>> start

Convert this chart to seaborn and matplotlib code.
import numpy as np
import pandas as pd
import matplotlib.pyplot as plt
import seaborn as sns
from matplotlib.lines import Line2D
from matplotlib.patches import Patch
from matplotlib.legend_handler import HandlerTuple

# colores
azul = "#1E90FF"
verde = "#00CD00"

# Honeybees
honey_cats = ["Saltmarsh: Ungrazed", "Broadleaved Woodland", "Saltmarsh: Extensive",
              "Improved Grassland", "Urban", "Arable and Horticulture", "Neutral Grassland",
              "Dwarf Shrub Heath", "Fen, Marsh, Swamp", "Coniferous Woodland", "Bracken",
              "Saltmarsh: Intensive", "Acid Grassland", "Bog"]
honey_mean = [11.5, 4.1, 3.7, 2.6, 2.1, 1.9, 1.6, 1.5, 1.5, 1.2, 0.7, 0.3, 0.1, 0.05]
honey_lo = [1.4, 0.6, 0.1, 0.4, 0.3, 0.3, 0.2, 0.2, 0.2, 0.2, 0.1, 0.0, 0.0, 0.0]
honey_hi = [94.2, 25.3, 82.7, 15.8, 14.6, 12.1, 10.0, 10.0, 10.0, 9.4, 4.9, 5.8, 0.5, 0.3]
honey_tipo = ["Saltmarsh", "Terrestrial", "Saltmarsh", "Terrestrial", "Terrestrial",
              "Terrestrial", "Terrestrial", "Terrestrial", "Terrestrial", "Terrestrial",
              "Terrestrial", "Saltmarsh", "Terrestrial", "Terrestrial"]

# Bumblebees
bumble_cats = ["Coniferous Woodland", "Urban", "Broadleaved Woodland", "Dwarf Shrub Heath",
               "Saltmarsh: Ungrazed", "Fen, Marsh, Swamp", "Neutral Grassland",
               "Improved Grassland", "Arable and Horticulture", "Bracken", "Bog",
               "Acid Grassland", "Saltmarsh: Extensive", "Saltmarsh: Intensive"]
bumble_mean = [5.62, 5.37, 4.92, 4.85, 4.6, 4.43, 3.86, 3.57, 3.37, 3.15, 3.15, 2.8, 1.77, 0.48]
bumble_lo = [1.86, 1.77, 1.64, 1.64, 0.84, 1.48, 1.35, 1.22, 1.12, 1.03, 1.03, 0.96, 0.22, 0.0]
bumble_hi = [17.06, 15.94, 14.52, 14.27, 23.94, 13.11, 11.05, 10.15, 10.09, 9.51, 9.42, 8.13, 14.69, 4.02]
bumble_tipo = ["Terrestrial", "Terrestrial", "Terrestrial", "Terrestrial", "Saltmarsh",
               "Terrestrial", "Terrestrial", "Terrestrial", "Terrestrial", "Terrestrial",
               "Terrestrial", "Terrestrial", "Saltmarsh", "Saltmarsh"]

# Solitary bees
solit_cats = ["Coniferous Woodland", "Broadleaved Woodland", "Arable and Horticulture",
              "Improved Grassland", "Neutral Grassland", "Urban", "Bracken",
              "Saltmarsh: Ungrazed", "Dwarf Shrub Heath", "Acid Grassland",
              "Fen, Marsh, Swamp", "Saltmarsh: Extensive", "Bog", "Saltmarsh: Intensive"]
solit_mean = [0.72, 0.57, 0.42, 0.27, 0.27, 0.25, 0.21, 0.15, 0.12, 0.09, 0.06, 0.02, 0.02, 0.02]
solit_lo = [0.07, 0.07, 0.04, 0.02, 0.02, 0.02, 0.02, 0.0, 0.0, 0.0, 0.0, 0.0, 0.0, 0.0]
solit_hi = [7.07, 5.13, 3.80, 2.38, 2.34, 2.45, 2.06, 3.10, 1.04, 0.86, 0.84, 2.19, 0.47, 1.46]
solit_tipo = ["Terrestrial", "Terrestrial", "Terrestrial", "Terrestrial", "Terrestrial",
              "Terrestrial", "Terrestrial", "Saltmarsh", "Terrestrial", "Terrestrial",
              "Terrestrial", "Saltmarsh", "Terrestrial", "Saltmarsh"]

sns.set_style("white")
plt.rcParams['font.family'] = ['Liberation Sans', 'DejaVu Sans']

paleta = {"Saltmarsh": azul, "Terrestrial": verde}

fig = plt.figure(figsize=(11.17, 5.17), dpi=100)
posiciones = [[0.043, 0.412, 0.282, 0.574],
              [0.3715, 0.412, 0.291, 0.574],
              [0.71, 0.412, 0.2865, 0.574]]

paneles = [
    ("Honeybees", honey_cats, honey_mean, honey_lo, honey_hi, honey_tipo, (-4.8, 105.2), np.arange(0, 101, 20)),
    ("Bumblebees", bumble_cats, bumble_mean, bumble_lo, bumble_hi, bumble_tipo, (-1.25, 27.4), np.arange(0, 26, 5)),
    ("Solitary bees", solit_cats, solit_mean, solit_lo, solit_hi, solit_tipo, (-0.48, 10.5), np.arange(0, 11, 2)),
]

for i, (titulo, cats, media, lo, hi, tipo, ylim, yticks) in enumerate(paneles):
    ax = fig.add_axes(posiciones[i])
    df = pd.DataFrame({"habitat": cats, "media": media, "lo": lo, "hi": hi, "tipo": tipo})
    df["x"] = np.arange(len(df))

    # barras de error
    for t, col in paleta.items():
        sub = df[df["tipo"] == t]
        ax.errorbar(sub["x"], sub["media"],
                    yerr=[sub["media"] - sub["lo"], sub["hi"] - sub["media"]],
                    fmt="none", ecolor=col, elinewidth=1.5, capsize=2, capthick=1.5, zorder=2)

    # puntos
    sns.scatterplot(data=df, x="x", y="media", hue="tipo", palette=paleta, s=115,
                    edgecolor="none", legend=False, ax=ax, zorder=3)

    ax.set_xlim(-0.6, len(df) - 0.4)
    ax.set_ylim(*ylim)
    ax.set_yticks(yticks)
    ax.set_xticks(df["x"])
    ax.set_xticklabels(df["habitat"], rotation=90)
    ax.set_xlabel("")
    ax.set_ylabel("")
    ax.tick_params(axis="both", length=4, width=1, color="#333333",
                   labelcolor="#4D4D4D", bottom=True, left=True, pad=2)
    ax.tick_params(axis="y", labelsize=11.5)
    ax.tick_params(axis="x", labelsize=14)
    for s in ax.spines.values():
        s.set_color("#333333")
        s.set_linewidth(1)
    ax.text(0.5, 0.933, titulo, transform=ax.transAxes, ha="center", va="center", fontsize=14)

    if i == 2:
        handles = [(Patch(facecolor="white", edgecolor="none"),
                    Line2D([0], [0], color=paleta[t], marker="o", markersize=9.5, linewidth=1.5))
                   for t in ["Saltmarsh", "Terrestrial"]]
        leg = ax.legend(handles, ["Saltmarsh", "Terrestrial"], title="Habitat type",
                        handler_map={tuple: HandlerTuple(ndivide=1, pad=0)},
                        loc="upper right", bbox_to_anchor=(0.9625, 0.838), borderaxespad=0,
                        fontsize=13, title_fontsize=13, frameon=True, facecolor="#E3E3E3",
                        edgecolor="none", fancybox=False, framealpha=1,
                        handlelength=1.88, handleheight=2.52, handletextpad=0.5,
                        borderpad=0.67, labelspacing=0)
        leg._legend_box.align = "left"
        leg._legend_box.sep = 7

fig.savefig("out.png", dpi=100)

>> end

Exactly repeat the lines running from the top of the listing to the line bearing "from matplotlib.legend_handler import", both of those lines included, and only them.

Convert this chart to seaborn and matplotlib code.
import numpy as np
import pandas as pd
import matplotlib.pyplot as plt
import seaborn as sns
from matplotlib.lines import Line2D
from matplotlib.patches import Patch
from matplotlib.legend_handler import HandlerTuple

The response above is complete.